Extract the whole listing as it stands. Do not include the pictures.

_MATERIAL TO PROCESS:_
## begin

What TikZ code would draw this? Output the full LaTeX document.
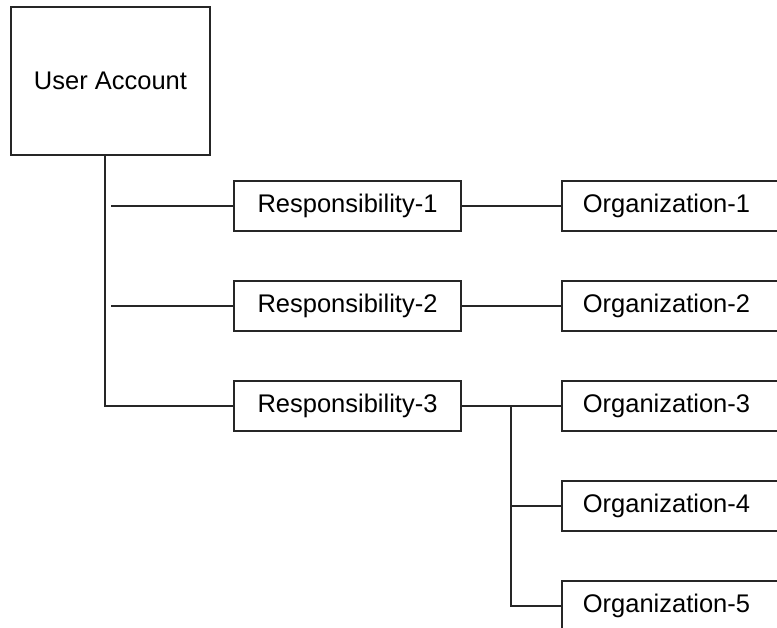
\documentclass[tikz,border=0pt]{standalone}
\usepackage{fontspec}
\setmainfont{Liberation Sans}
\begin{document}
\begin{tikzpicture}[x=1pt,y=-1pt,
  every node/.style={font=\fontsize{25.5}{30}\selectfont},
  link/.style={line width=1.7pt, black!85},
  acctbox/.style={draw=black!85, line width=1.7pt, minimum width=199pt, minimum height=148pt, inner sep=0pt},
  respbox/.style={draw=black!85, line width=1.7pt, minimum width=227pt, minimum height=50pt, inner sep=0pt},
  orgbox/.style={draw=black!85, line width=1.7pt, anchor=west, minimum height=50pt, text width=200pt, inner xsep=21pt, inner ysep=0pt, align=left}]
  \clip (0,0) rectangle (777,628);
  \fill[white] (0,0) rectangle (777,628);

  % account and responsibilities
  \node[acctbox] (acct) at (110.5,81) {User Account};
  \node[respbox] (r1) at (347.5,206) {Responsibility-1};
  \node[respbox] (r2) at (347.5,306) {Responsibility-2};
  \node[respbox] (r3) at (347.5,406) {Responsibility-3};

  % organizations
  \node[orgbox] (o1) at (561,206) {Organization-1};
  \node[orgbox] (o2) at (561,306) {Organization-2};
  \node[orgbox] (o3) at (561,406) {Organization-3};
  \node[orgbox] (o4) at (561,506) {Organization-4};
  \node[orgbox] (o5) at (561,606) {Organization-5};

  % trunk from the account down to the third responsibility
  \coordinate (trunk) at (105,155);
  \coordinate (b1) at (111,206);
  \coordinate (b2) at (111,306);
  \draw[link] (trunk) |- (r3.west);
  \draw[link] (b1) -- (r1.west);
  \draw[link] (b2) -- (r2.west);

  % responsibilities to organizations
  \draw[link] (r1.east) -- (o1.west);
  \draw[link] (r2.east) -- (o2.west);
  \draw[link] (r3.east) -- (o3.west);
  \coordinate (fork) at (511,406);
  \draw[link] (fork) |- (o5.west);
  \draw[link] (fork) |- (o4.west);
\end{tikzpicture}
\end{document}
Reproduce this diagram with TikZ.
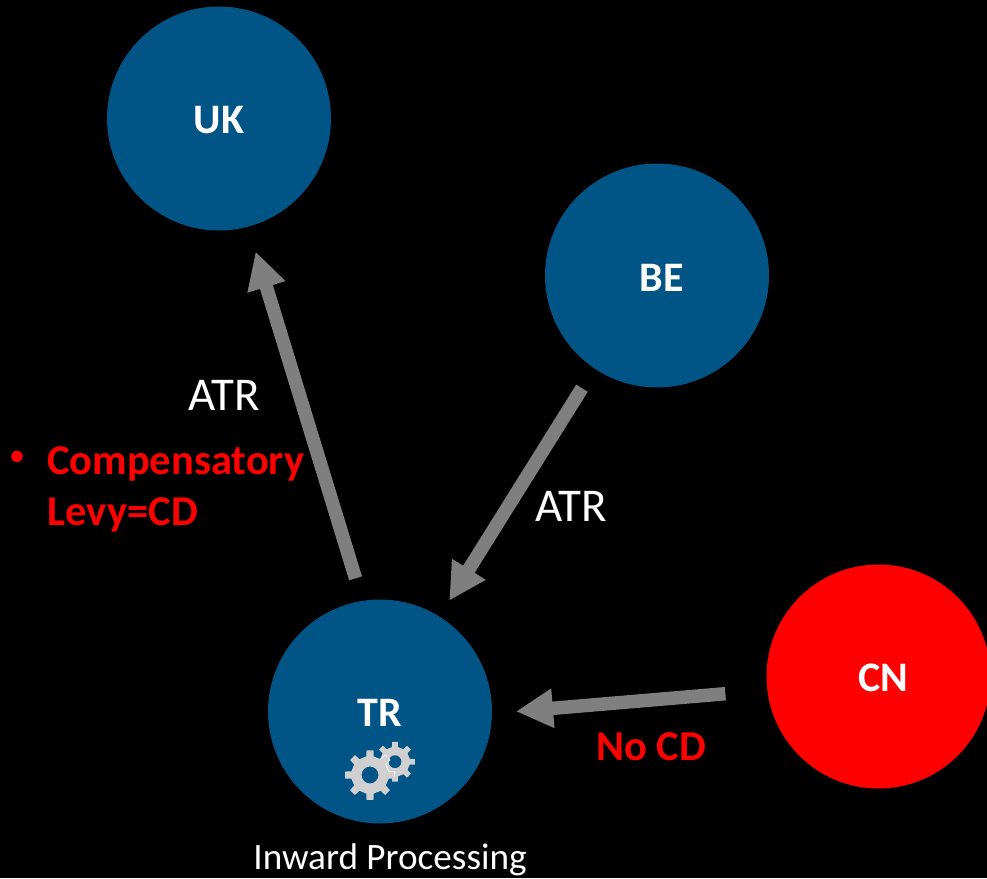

## end

_FINISHED EXERCISE:_
What TikZ code would draw this? Output the full LaTeX document.
\documentclass[tikz,border=0pt]{standalone}
\usepackage{fontspec}
\setmainfont{Liberation Sans}
\begin{document}
\begin{tikzpicture}[x=1pt,y=-1pt,
  every node/.style={font=\fontsize{25.5}{30}\selectfont},
  link/.style={line width=1.7pt, black!85},
  acctbox/.style={draw=black!85, line width=1.7pt, minimum width=199pt, minimum height=148pt, inner sep=0pt},
  respbox/.style={draw=black!85, line width=1.7pt, minimum width=227pt, minimum height=50pt, inner sep=0pt},
  orgbox/.style={draw=black!85, line width=1.7pt, anchor=west, minimum height=50pt, text width=200pt, inner xsep=21pt, inner ysep=0pt, align=left}]
  \clip (0,0) rectangle (777,628);
  \fill[white] (0,0) rectangle (777,628);

  % account and responsibilities
  \node[acctbox] (acct) at (110.5,81) {User Account};
  \node[respbox] (r1) at (347.5,206) {Responsibility-1};
  \node[respbox] (r2) at (347.5,306) {Responsibility-2};
  \node[respbox] (r3) at (347.5,406) {Responsibility-3};

  % organizations
  \node[orgbox] (o1) at (561,206) {Organization-1};
  \node[orgbox] (o2) at (561,306) {Organization-2};
  \node[orgbox] (o3) at (561,406) {Organization-3};
  \node[orgbox] (o4) at (561,506) {Organization-4};
  \node[orgbox] (o5) at (561,606) {Organization-5};

  % trunk from the account down to the third responsibility
  \coordinate (trunk) at (105,155);
  \coordinate (b1) at (111,206);
  \coordinate (b2) at (111,306);
  \draw[link] (trunk) |- (r3.west);
  \draw[link] (b1) -- (r1.west);
  \draw[link] (b2) -- (r2.west);

  % responsibilities to organizations
  \draw[link] (r1.east) -- (o1.west);
  \draw[link] (r2.east) -- (o2.west);
  \draw[link] (r3.east) -- (o3.west);
  \coordinate (fork) at (511,406);
  \draw[link] (fork) |- (o5.west);
  \draw[link] (fork) |- (o4.west);
\end{tikzpicture}
\end{document}
Reproduce this diagram with TikZ.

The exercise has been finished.